> _Source code of charts_
## Start

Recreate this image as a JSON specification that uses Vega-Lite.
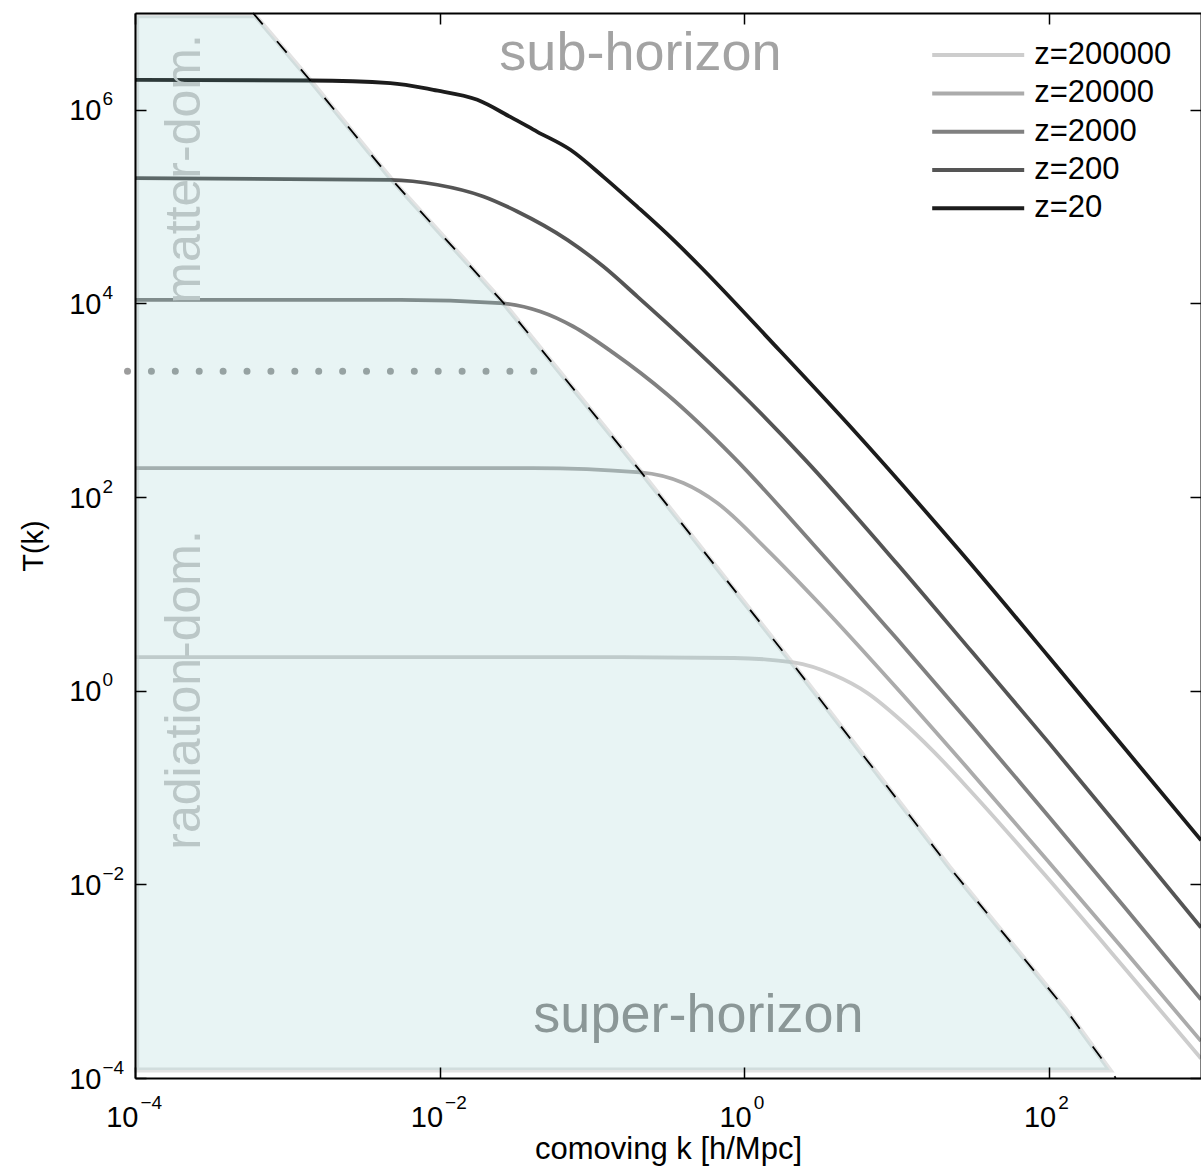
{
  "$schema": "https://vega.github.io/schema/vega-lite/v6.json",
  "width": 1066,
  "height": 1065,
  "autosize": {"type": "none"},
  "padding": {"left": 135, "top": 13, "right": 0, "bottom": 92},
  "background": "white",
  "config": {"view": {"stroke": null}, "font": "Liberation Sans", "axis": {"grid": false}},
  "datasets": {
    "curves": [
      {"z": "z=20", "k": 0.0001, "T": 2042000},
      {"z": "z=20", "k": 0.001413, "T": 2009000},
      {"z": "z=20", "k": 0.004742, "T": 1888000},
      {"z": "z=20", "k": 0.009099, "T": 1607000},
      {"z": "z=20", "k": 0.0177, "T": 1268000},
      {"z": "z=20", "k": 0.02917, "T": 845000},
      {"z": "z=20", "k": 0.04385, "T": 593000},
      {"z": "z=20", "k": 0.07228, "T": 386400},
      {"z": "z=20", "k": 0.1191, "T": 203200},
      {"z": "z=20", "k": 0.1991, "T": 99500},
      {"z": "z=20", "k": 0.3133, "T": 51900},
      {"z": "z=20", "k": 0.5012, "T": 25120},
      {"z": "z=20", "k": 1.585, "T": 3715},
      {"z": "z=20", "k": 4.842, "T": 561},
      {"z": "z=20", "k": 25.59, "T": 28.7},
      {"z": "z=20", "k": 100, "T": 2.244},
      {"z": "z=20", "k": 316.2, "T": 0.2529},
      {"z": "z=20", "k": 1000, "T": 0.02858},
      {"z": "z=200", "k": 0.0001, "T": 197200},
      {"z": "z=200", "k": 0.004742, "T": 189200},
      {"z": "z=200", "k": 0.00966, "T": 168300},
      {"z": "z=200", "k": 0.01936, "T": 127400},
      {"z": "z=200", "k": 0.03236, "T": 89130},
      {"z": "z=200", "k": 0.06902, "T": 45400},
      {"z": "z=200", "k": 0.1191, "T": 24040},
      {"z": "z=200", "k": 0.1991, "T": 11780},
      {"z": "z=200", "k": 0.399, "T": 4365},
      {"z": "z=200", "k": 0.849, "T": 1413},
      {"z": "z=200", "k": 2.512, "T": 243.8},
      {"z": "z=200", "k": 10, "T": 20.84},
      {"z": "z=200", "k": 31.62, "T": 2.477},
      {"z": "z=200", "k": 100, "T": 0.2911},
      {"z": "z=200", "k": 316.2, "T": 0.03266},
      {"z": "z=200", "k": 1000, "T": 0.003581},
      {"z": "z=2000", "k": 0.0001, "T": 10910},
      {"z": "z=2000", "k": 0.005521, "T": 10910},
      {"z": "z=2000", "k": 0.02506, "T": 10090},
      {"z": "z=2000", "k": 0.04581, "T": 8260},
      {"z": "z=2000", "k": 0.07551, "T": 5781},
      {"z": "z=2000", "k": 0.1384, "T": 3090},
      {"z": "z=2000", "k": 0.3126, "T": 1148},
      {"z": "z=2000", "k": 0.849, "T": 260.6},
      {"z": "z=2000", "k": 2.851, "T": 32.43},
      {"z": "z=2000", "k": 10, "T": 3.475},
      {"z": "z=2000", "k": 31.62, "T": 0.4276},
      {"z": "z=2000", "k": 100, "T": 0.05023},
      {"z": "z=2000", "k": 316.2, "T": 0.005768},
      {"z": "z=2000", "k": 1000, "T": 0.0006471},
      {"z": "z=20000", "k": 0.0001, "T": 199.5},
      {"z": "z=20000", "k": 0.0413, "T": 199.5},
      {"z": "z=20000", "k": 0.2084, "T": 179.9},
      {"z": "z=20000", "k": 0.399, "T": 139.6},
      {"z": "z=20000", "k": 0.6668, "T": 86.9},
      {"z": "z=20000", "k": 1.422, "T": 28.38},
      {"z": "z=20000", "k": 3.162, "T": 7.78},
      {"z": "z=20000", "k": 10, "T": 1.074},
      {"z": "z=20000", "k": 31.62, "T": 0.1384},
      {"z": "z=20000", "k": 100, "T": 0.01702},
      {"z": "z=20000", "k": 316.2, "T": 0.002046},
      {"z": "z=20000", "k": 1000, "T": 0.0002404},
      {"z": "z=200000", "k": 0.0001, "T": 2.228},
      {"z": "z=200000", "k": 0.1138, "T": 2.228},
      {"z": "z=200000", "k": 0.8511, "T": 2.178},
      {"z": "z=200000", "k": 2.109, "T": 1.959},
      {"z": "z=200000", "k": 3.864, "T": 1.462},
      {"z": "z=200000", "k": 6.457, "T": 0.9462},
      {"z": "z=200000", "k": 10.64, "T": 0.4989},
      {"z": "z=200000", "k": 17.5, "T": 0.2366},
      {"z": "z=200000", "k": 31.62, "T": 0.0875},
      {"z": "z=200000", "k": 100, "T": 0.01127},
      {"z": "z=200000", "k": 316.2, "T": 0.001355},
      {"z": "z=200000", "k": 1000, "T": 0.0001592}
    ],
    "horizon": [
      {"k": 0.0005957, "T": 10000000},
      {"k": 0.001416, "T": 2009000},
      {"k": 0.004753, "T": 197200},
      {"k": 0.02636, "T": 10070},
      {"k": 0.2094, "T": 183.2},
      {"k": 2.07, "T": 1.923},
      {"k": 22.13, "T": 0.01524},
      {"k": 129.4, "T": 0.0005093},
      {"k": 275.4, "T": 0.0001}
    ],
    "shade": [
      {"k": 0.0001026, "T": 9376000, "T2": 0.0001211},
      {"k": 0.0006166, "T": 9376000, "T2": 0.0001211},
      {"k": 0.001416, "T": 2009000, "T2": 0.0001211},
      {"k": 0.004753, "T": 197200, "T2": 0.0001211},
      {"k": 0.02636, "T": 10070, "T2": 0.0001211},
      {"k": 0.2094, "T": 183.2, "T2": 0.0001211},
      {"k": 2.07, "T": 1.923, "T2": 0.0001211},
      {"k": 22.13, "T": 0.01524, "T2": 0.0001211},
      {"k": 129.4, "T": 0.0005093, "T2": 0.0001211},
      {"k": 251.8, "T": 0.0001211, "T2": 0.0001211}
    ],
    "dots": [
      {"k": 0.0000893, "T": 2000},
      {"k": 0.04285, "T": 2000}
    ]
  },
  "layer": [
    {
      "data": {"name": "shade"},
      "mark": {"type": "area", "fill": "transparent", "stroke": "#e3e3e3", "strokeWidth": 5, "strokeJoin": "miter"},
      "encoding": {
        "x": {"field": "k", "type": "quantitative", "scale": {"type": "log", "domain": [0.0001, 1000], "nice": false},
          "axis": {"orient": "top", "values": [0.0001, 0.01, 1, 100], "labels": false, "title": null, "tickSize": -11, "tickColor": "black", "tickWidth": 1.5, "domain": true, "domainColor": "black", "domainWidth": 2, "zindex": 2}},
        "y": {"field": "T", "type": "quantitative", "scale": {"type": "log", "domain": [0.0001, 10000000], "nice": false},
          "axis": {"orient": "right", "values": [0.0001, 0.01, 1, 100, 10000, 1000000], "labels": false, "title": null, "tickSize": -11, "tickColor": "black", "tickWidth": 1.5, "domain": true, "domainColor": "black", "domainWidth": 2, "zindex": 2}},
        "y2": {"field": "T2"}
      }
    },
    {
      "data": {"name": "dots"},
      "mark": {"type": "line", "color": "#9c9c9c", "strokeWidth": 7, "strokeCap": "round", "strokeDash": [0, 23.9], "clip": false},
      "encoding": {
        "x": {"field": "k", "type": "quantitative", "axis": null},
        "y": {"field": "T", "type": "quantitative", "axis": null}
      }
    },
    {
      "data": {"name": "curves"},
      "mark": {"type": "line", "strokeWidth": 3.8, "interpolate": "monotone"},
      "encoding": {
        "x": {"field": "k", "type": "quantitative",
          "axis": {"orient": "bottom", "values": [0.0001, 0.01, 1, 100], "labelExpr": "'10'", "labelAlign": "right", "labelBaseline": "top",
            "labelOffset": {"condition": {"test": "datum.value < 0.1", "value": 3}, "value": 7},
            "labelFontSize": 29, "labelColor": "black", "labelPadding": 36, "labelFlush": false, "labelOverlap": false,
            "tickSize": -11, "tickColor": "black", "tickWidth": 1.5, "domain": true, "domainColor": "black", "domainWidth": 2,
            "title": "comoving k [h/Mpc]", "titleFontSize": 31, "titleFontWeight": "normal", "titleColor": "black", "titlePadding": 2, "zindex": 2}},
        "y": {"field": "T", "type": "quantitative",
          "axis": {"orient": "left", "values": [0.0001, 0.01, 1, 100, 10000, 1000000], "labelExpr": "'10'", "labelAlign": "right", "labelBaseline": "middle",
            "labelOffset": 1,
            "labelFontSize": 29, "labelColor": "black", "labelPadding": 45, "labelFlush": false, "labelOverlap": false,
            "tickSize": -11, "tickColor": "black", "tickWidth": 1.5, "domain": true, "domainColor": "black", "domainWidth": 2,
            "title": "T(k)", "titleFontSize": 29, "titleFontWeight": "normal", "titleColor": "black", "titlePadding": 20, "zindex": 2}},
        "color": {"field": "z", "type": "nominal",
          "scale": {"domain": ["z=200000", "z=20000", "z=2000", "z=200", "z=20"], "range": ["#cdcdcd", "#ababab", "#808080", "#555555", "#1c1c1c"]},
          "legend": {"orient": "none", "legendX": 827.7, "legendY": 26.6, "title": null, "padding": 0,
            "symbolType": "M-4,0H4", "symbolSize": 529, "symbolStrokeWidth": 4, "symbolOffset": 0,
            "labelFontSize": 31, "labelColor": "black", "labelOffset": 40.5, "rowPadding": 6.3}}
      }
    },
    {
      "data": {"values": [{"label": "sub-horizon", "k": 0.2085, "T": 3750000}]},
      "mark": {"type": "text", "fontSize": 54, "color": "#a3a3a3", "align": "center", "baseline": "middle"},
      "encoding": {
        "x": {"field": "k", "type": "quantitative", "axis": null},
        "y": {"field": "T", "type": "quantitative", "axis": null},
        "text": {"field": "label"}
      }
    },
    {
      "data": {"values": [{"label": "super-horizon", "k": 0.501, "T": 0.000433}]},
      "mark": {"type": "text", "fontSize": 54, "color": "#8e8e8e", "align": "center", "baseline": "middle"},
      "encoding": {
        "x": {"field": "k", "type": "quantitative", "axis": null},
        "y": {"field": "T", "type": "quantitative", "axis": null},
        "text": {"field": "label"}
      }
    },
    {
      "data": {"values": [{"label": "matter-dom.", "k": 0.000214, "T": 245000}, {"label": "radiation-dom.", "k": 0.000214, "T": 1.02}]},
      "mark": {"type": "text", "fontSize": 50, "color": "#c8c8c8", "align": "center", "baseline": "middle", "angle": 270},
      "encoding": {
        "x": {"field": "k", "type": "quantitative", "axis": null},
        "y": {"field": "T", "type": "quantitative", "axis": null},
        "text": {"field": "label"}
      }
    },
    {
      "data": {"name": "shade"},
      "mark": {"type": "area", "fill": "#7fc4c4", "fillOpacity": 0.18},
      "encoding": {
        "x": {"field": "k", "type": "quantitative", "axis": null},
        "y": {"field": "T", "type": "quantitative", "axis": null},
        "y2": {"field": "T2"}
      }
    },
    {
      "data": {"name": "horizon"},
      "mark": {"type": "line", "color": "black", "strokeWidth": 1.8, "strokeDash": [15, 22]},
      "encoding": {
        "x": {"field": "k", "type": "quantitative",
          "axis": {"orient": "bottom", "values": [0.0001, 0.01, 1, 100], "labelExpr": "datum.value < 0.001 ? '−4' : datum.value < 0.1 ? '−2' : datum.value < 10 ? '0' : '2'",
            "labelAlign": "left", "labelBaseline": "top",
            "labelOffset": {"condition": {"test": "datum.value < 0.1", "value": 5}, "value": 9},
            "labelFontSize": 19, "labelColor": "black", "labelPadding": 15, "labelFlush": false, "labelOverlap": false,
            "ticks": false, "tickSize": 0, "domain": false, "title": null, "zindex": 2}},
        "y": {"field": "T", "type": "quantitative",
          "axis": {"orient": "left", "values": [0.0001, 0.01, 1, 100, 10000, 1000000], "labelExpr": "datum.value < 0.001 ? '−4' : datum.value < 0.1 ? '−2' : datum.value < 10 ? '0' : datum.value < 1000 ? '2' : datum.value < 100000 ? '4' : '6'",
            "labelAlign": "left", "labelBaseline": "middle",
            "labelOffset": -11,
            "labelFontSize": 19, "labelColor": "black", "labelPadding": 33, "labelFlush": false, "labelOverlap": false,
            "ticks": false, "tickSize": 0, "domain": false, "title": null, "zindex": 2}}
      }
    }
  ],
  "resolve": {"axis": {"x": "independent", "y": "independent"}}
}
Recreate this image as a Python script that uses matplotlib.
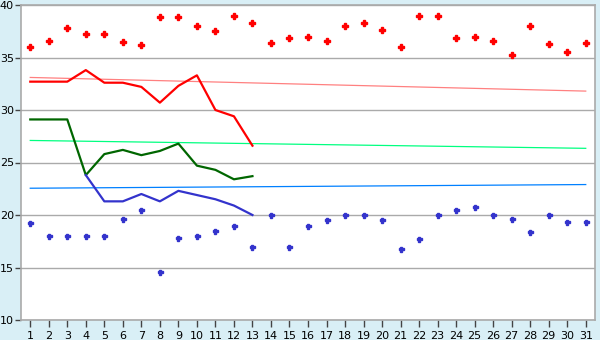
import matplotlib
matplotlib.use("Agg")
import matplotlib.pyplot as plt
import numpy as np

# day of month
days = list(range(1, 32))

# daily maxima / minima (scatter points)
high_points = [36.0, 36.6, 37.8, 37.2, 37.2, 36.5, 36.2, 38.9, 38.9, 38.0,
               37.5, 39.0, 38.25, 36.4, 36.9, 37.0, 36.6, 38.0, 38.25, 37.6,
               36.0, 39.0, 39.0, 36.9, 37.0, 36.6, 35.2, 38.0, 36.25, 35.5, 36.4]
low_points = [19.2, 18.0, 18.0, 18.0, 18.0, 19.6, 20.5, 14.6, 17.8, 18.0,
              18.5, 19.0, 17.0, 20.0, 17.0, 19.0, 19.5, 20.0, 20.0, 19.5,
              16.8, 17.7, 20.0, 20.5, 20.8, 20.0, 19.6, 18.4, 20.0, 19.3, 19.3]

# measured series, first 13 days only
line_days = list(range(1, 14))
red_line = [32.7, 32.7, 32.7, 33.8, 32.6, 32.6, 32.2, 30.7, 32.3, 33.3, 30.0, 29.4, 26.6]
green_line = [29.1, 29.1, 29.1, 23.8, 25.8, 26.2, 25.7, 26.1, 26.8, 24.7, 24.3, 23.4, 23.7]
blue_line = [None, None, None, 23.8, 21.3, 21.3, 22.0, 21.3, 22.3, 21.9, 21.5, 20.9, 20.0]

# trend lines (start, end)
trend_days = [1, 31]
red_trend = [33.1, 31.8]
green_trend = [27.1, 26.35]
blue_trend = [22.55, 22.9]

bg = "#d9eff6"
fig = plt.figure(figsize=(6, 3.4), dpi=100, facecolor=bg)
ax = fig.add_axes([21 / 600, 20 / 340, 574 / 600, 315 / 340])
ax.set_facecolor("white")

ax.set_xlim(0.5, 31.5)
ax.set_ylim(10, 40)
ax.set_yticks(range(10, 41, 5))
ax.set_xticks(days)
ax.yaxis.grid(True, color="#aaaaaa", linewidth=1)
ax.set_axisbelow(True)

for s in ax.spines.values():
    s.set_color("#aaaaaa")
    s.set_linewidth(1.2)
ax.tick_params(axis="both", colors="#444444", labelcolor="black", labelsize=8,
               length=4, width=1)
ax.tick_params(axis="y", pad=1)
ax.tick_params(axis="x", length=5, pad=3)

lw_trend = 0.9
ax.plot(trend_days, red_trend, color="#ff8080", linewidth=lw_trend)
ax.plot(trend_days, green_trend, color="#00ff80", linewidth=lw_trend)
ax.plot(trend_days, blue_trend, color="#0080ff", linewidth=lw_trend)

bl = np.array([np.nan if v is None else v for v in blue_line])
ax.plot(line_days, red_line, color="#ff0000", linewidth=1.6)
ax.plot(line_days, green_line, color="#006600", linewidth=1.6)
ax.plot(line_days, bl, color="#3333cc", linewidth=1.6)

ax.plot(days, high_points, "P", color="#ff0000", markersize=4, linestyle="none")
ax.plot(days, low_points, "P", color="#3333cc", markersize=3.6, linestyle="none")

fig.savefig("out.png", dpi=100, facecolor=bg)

## End

> _Directions for this task_
Print everything from the line with "Recreate this image as a Python" down to the line with "days = list(range(1, 32))" in the entries above, both lines included and nothing more, without the pictures.

> _Output for this task_
Recreate this image as a Python script that uses matplotlib.
import matplotlib
matplotlib.use("Agg")
import matplotlib.pyplot as plt
import numpy as np

# day of month
days = list(range(1, 32))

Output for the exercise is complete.